Biancheri’s previous film Nocturnal starring Sadie Frost and Cosmo Jarvis premiered at the BFI London Film Festival last year. 

“The inspiration comes from a real condition, species dysphoria, in which people believe they are an animal trapped in a human body,” the filmmaker explained. “I wanted to depart from reality and take the film into an increasingly disturbing and violent microcosm where I could explore the meaning of the pressure to conform and how far we’ve departed from our basic instincts. The world of the film is colourful and perpetually ambiguous. Ultimately however it is Jacob’s story and in the simplest form, a quest for personal freedom.”

MacKay is presently on global screens starring in Sam Mendes’ Bafta-award winning 1917, and his further credits include Pride, Sunshine On Leith and Justin Kurzel’s upcoming True History Of The Kelly Gang. Depp recently appeared in The King and will next be seen in Neil Burger’s Voyager and Nicholas Jarecki’s Dreamland.  

The project, to which Barry Keoghan was previously attached, is produced by Jessie Fisk of Feline Films in Ireland and executive produced by Jane Doolan. The co-producers are Mariusz Włodarski and Agnieszka Wasiak of Lava Films in Poland. 

It is being backed by Screen Ireland, Eurimages and the Polish Film Institute with Celine Haddad serving as executive producer for Screen Ireland.

MacKay will play a young man whose distraught family send him to a clinic which specialises in the treatment of his disorder.
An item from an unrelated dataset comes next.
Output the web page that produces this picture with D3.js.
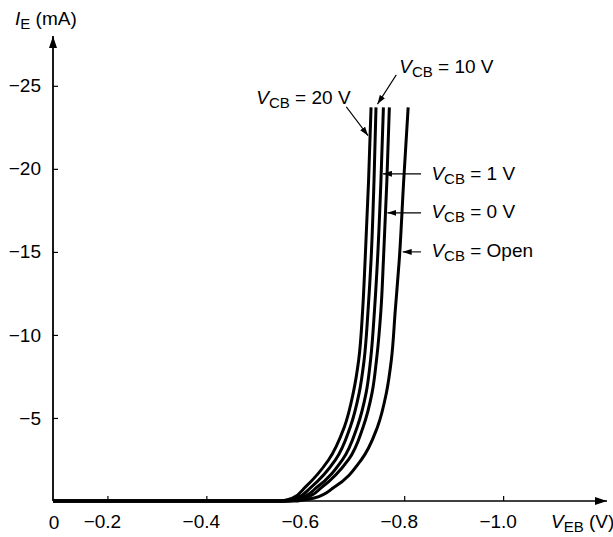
<!DOCTYPE html>
<html>
<head>
<meta charset="utf-8">
<script src="https://cdn.jsdelivr.net/npm/d3@7"></script>
<style>
  body { margin: 0; background: #fff; }
  svg { display: block; font-family: "Liberation Sans", Arial, sans-serif; }
</style>
</head>
<body>
<div class="viz"></div>
<script>
// emitter current levels (mA) shared by every V_CB curve
var currents = [0, 0, -0.18, -0.84, -2.47, -4.46, -6.51, -8.49, -11.5, -14.5, -19.3, -23.7];

// V_EB (V) read at each current level; first entry is the axis origin
var vcb20   = [-0.09, -0.552, -0.574, -0.600, -0.647, -0.679, -0.697, -0.708, -0.716, -0.721, -0.728, -0.733];
var vcb10   = [-0.09, -0.558, -0.582, -0.612, -0.661, -0.691, -0.709, -0.719, -0.727, -0.733, -0.739, -0.743];
var vcb1    = [-0.09, -0.564, -0.590, -0.624, -0.675, -0.705, -0.723, -0.732, -0.740, -0.746, -0.753, -0.758];
var vcb0    = [-0.09, -0.570, -0.600, -0.634, -0.687, -0.717, -0.735, -0.744, -0.753, -0.758, -0.765, -0.770];
var vcbOpen = [-0.09, -0.584, -0.618, -0.659, -0.713, -0.746, -0.764, -0.774, -0.782, -0.790, -0.799, -0.808];

var seriesNames = ["20 V", "10 V", "1 V", "0 V", "Open"];
var seriesV = [vcb20, vcb10, vcb1, vcb0, vcbOpen];

var xTicks = [-0.2, -0.4, -0.6, -0.8, -1.0];
var yTicks = [-5, -10, -15, -20, -25];

// callouts: text position, arrow tail, arrow tip (V, mA)
var labelPos = [[-0.501, -23.9], [-0.790, -25.78], [-0.855, -19.34], [-0.855, -17.05], [-0.855, -14.7]];
var arrowFrom = [[-0.683, -23.73], [-0.784, -25.66], [-0.834, -19.7], [-0.834, -17.35], [-0.834, -15.0]];
var arrowTo = [[-0.727, -22.0], [-0.746, -23.9], [-0.757, -19.7], [-0.766, -17.35], [-0.797, -15.0]];

var width = 613, height = 537;

var x = d3.scaleLinear().domain([-0.09, -1.21]).range([53, 607]);
var y = d3.scaleLinear().domain([0, -28]).range([501, 36]);

var svg = d3.select(".viz").append("svg")
    .attr("width", width)
    .attr("height", height);

var defs = svg.append("defs");
defs.append("marker")
    .attr("id", "axisHead")
    .attr("viewBox", "0 0 12 8")
    .attr("refX", 12).attr("refY", 4)
    .attr("markerWidth", 12).attr("markerHeight", 8)
    .attr("markerUnits", "userSpaceOnUse")
    .attr("orient", "auto")
  .append("path")
    .attr("d", "M0,0L12,4L0,8Z")
    .attr("fill", "#000");
defs.append("marker")
    .attr("id", "calloutHead")
    .attr("viewBox", "0 0 9 6")
    .attr("refX", 9).attr("refY", 3)
    .attr("markerWidth", 9).attr("markerHeight", 6)
    .attr("markerUnits", "userSpaceOnUse")
    .attr("orient", "auto")
  .append("path")
    .attr("d", "M0,0L9,3L0,6Z")
    .attr("fill", "#000");

// axes
svg.append("g")
    .attr("transform", "translate(0," + y(0) + ")")
    .call(d3.axisBottom(x).tickValues(xTicks).tickSize(-5).tickPadding(14).tickFormat(d3.format(".1f")))
    .call(function(g) {
        g.select(".domain").remove();
        g.selectAll("line").attr("stroke-width", 1.2);
        g.selectAll("text")
            .attr("font-size", 19)
            .attr("font-family", "Liberation Sans, Arial, sans-serif")
            .attr("fill", "#000")
            .attr("dx", -5.5);
    });

svg.append("g")
    .attr("transform", "translate(" + x(-0.09) + ",0)")
    .call(d3.axisLeft(y).tickValues(yTicks).tickSize(-5).tickPadding(12))
    .call(function(g) {
        g.select(".domain").remove();
        g.selectAll("line").attr("stroke-width", 1.2);
        g.selectAll("text")
            .attr("font-size", 19)
            .attr("font-family", "Liberation Sans, Arial, sans-serif")
            .attr("fill", "#000");
    });

svg.append("line")
    .attr("x1", x(-0.09)).attr("y1", y(0))
    .attr("x2", x(-1.21)).attr("y2", y(0))
    .attr("stroke", "#000").attr("stroke-width", 1.6)
    .attr("marker-end", "url(#axisHead)");

svg.append("line")
    .attr("x1", x(-0.09)).attr("y1", y(0))
    .attr("x2", x(-0.09)).attr("y2", y(-28))
    .attr("stroke", "#000").attr("stroke-width", 1.8)
    .attr("marker-end", "url(#axisHead)");

// origin label
svg.append("text")
    .attr("x", x(-0.09) + 1).attr("y", 529)
    .attr("text-anchor", "middle")
    .attr("font-size", 19)
    .text("0");

// axis titles
var xTitle = svg.append("text")
    .attr("x", 551).attr("y", 528)
    .attr("font-size", 19);
xTitle.append("tspan").attr("font-style", "italic").text("V");
xTitle.append("tspan").attr("font-size", 15).attr("dy", 4).text("EB");
xTitle.append("tspan").attr("dy", -4).text(" (V)");

var yTitle = svg.append("text")
    .attr("x", 15).attr("y", 25)
    .attr("font-size", 19);
yTitle.append("tspan").attr("font-style", "italic").text("I");
yTitle.append("tspan").attr("font-size", 15).attr("dy", 4).text("E");
yTitle.append("tspan").attr("dy", -4).text(" (mA)");

// characteristic curves: flat run along the axis, then the rising part
// interpolated monotone in current
var rise = d3.line()
    .x(function(d) { return x(d[0]); })
    .y(function(d) { return y(d[1]); })
    .curve(d3.curveMonotoneY);

seriesV.forEach(function(vs) {
    var pts = vs.map(function(v, i) { return [v, currents[i]]; });
    var d = "M" + x(pts[0][0]) + "," + y(pts[0][1]) + "L" + rise(pts.slice(1)).slice(1);
    svg.append("path")
        .attr("d", d)
        .attr("fill", "none")
        .attr("stroke", "#000")
        .attr("stroke-width", 3);
});

// callouts
seriesNames.forEach(function(name, i) {
    svg.append("line")
        .attr("x1", x(arrowFrom[i][0])).attr("y1", y(arrowFrom[i][1]))
        .attr("x2", x(arrowTo[i][0])).attr("y2", y(arrowTo[i][1]))
        .attr("stroke", "#000").attr("stroke-width", 1.1)
        .attr("marker-end", "url(#calloutHead)");

    var t = svg.append("text")
        .attr("x", x(labelPos[i][0])).attr("y", y(labelPos[i][1]))
        .attr("font-size", 19);
    t.append("tspan").attr("font-style", "italic").text("V");
    t.append("tspan").attr("font-size", 15).attr("dy", 4).text("CB");
    t.append("tspan").attr("dy", -4).text(" = " + name);
});
</script>
</body>
</html>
Together with his fellow patients who all self-identify as another species, including Depp’s enigmatic Wildcat, they are forced to undergo increasingly extreme forms of “curative” therapies at the hands of ’The Zookeeper’. 

Wolf is one of the most striking and original stories we have seen,” Bankside’s Stephen Kelliher told Screen. “It tackles important and timely themes including identity and self-determination with a vision that is unique yet highly relatable. Nathalie has created a wonderfully heightened world inhabited by the most compelling characters which will speak to audiences globally.”

Wolf was the starting point for Feline Films, we had this daring and truly special idea which was the very root of the material we wanted the company to produce,” added Feline FIlms’ Fisk.